Dire sfilata è dire poco, è fare torto alla realtà. I quattro chilometri che portano noi alpini attraverso il cuore di Bergamo sono un grande abbraccio, un'intesa perfetta con la folla tra scambi di sguardi e sorrisi, battimani ritmati sul suono delle fanfare.
Un abbraccio senza distinzioni di censo e che coinvolge anche chi sta alle finestre e sui balconi, dalla popolare Borgo Palazzo alla borghese via Verdi. È una sintonia che ritrovi già in via Bono, uno dei punti dell'ammassamento per chi deve sfilare. Tra centinaia di penne nere in attesa della partenza ci sono mogli e figli, padri e sorelle ma anche tante persone qui non per appartenenza ma attirate dalla grande festa.
Questo luogo è un formidabile spaccato dell'Italia dei Comuni, un miscuglio di dialetti che tiene insieme le radici nei territori con l'unità d'Italia. Volano le Frecce tricolori, annunciate dal sibilio dei motori. È un attimo. «Ndó èle?» chiede un bergamasco. «Ndàcie» gli replica la moglie. Nel cielo fra i palazzoni restano segni di fumo rosso, bianco e verde. «Mona» dice un alpino veneto al collega che guarda dalla parte sbagliata. In via Borgo Palazzo sono pronti a partire gli alpini piemontesi di Omegna. «Posso sfilare con voi?» chiedo. «Avanti, sei dei nostri» dice una penna nera che ha fatto la naia in Valle d'Aosta. I gruppi bergamaschi si muoveranno in serata a chiudere l'83ª adunata e l'urgenza di scrivere purtroppo ha la precedenza. Ma gli alpini sono così: lo spirito di Corpo prevale sui campanili.
E allora pronti, si parte. In via Angelo Mai è già folla. Nei primi metri si prende il passo al suono della storica marcia «33». Si procede a un ritmo dolce e costante, sempre allineati a file di nove persone avendo come riferimento chi è a fianco e chi è davanti. È un esercizio di disciplina, che tiene in ordine il gruppo e che educa a stare insieme, al paragone con gli altri. Un alpino viene richiamato: porta alla cintura una vistosa gavetta, da rimuovere perché anche l'abito fa l'alpino e deve essere garantita l'uniformità dell'abbigliamento per quanto possibile.

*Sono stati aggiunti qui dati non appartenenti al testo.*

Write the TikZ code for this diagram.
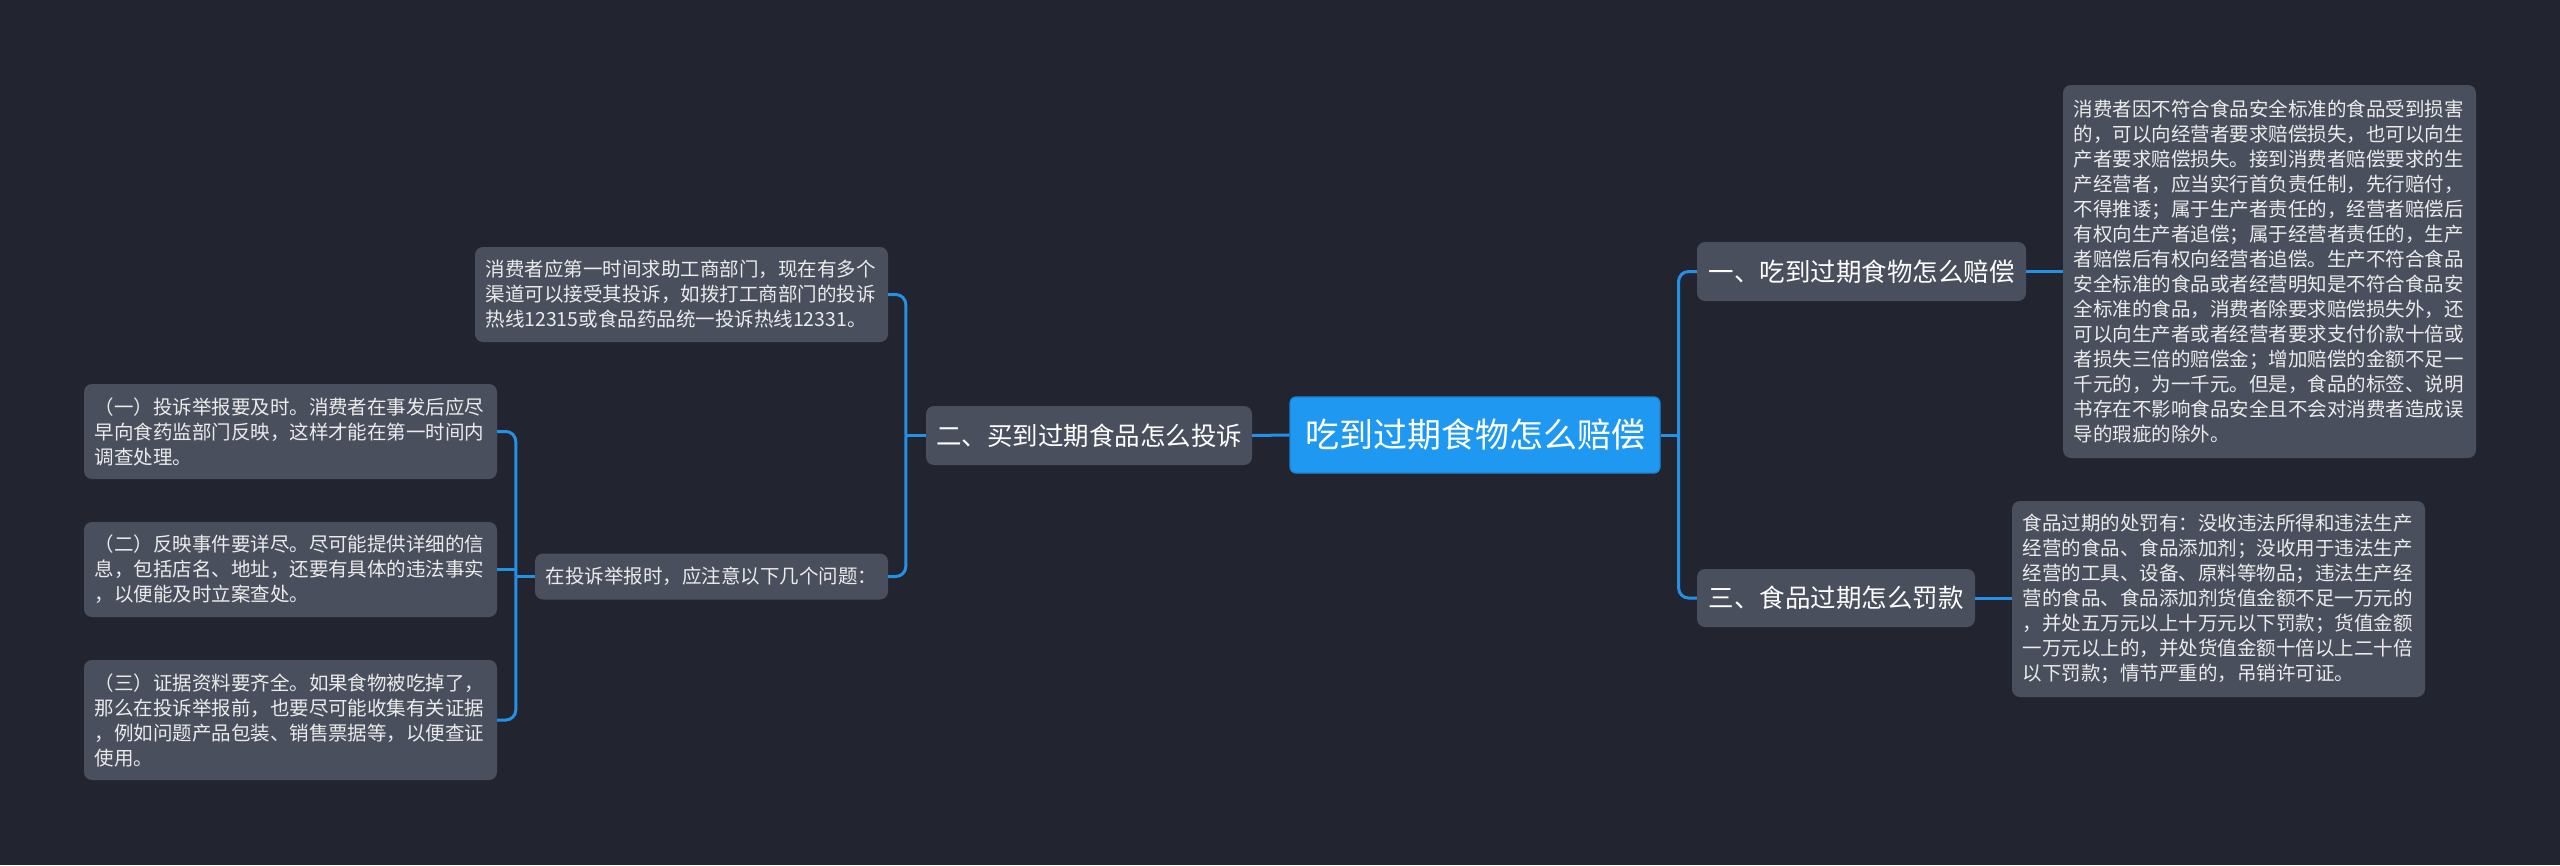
\documentclass[tikz,border=0pt]{standalone}
\usepackage{fontspec}
\setmainfont{Noto Sans CJK SC}
\definecolor{bgc}{RGB}{34,37,48}
\definecolor{boxc}{RGB}{74,79,93}
\definecolor{rootc}{RGB}{30,152,240}
\definecolor{rootedge}{RGB}{28,132,212}
\definecolor{linec}{RGB}{35,145,230}
\tikzset{
  conn/.style={draw=linec, line width=3pt, rounded corners=10pt},
  topic/.style={fill=boxc, rounded corners=8pt, text=white, inner sep=0pt, align=center,
    font=\fontsize{25.5}{30}\selectfont},
  leaf/.style={fill=boxc, rounded corners=8pt, text=white!92!black, inner xsep=10.5pt, inner ysep=0pt,
    align=left, font=\fontsize{19.5}{25}\selectfont},
  rootbox/.style={fill=rootc, draw=rootedge, line width=1.2pt, rounded corners=6pt, text=white, inner sep=0pt, align=center,
    font=\fontsize{34}{40}\selectfont},
}
\begin{document}
\begin{tikzpicture}[x=1pt,y=-1pt]
\fill[bgc] (0,0) rectangle (2560,865);
\useasboundingbox (0,0) rectangle (2560,865);

\node[rootbox, minimum width=370pt, minimum height=76pt] (root) at (1475,435) {吃到过期食物怎么赔偿};
\node[topic, minimum width=326pt, minimum height=59pt] (n2) at (1089,435.5) {二、买到过期食品怎么投诉};
\node[topic, minimum width=329pt, minimum height=59pt] (n1) at (1861.5,271.5) {一、吃到过期食物怎么赔偿};
\node[topic, minimum width=278pt, minimum height=58pt] (n3) at (1836,598) {三、食品过期怎么罚款};

\node[leaf, text width=392pt, minimum height=373pt] (r1) at (2269.5,271.5) {消费者因不符合食品安全标准的食品受到损害\\
的，可以向经营者要求赔偿损失，也可以向生\\
产者要求赔偿损失。接到消费者赔偿要求的生\\
产经营者，应当实行首负责任制，先行赔付，\\
不得推诿；属于生产者责任的，经营者赔偿后\\
有权向生产者追偿；属于经营者责任的，生产\\
者赔偿后有权向经营者追偿。生产不符合食品\\
安全标准的食品或者经营明知是不符合食品安\\
全标准的食品，消费者除要求赔偿损失外，还\\
可以向生产者或者经营者要求支付价款十倍或\\
者损失三倍的赔偿金；增加赔偿的金额不足一\\
千元的，为一千元。但是，食品的标签、说明\\
书存在不影响食品安全且不会对消费者造成误\\
导的瑕疵的除外。};

\node[leaf, text width=392pt, minimum height=196pt] (r2) at (2218.5,599) {食品过期的处罚有：没收违法所得和违法生产\\
经营的食品、食品添加剂；没收用于违法生产\\
经营的工具、设备、原料等物品；违法生产经\\
营的食品、食品添加剂货值金额不足一万元的\\
，并处五万元以上十万元以下罚款；货值金额\\
一万元以上的，并处货值金额十倍以上二十倍\\
以下罚款；情节严重的，吊销许可证。};

\node[leaf, text width=392pt, minimum height=95pt] (lt) at (681.5,294.5) {消费者应第一时间求助工商部门，现在有多个\\
渠道可以接受其投诉，如拨打工商部门的投诉\\
热线12315或食品药品统一投诉热线12331。};

\node[leaf, text width=332pt, minimum height=46pt] (q) at (711.5,576.5) {在投诉举报时，应注意以下几个问题：};

\node[leaf, text width=392pt, minimum height=95pt] (a1) at (290.5,431.5) {（一）投诉举报要及时。消费者在事发后应尽\\
早向食药监部门反映，这样才能在第一时间内\\
调查处理。};

\node[leaf, text width=392pt, minimum height=95pt] (a2) at (290.5,569.5) {（二）反映事件要详尽。尽可能提供详细的信\\
息，包括店名、地址，还要有具体的违法事实\\
，以便能及时立案查处。};

\node[leaf, text width=392pt, minimum height=120pt] (a3) at (290.5,720) {（三）证据资料要齐全。如果食物被吃掉了，\\
那么在投诉举报前，也要尽可能收集有关证据\\
，例如问题产品包装、销售票据等，以便查证\\
使用。};

% bus junctions
\coordinate (b1) at ([xshift=-20pt]n2.west);
\coordinate (b2) at ([xshift=-19pt]q.west);
\coordinate (b3) at ([xshift=18pt]root.east);

% connectors
\draw[conn] (root.west) -- (n2.east);
\draw[conn] (n2.west) -- (b1);
\draw[conn] (lt.east) -| (b1);
\draw[conn] (q.east) -| (b1);
\draw[conn] (q.west) -- (b2);
\draw[conn] (a1.east) -| (b2);
\draw[conn] (a2.east) -- (a2.east -| b2);
\draw[conn] (a3.east) -| (b2);
\draw[conn] (root.east) -- (b3);
\draw[conn] (n1.west) -| (b3);
\draw[conn] (n3.west) -| (b3);
\draw[conn] (n1.east) -- (r1.west);
\draw[conn] (n3.east) -- (n3.east -| r2.west);
\end{tikzpicture}
\end{document}
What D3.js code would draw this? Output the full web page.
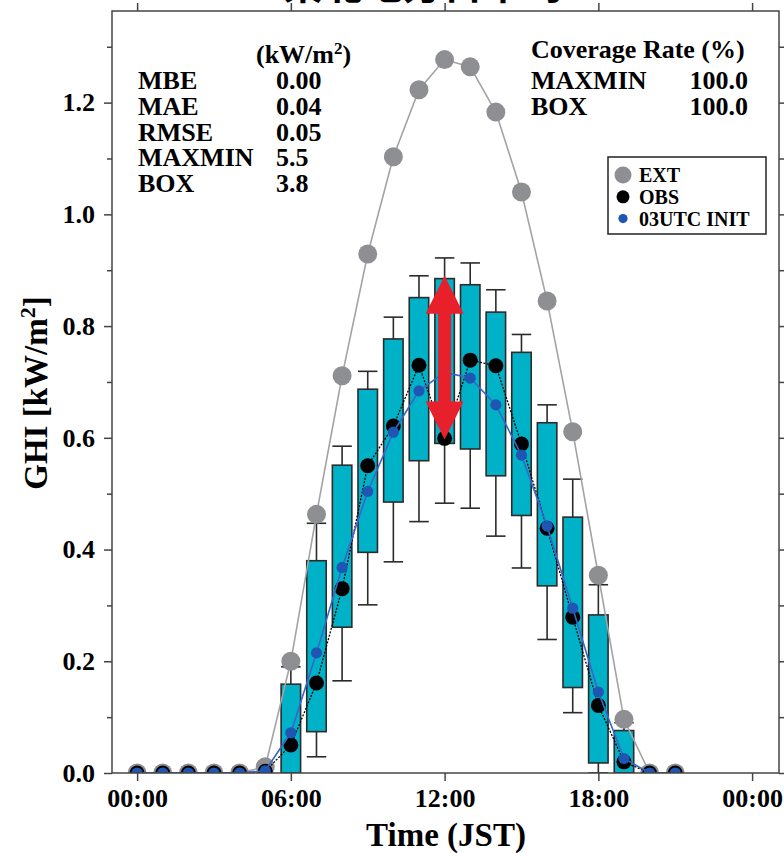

Al di là dalle transenne arrivano saluti, battute, incitamenti e ringraziamenti. Dal classico «W gli alpini» al romantico «oggi c'è anche il sole per voi» (finché è durato…), dagli «Hip hip hurrà» al più banale «Alpino, vuoi del vino?» («No, siamo astemi» scherza una penna nera). Sui balconi ci sono famiglie intere a tifare per chi sfila. Hai la percezione che questa gente ti voglia davvero bene.
L'imbocco di viale Papa Giovanni è un colpo d'occhio formidabile. Le Mura imbandierate sullo sfondo, ai lati le tribune gremite dalle quali partono raffiche di applausi. Roba da dare alla testa ma gli alpini hanno i piedi per terra e sanno che quel tributo è per il Corpo che rappresentano, per la sua storia e le sue opere, per la dignità e la semplicità di uomini per i quali il darsi è un dovere, non una meritevole eccezione.
Lungo il viale l'abbraccio è un crescendo. L'apice è tra Porta Nuova (davvero bella l'idea di vestire le colonne dei propilei con il Tricolore) e le due grandi tribune sul Sentierone. Poi si dirada nelle vie Petrarca e Verdi, per tornare a crescere nel finale, fra il palazzetto dello sport e l'imbocco di Borgo Santa Caterina. Qui dopo un'ora dalla partenza si chiude la sfilata. È l'ora del rancio.
Alle finestre, fra tanti Tricolori, c'è una bandiera atalantina solitaria. L'unica nota mesta di una coreografia felice.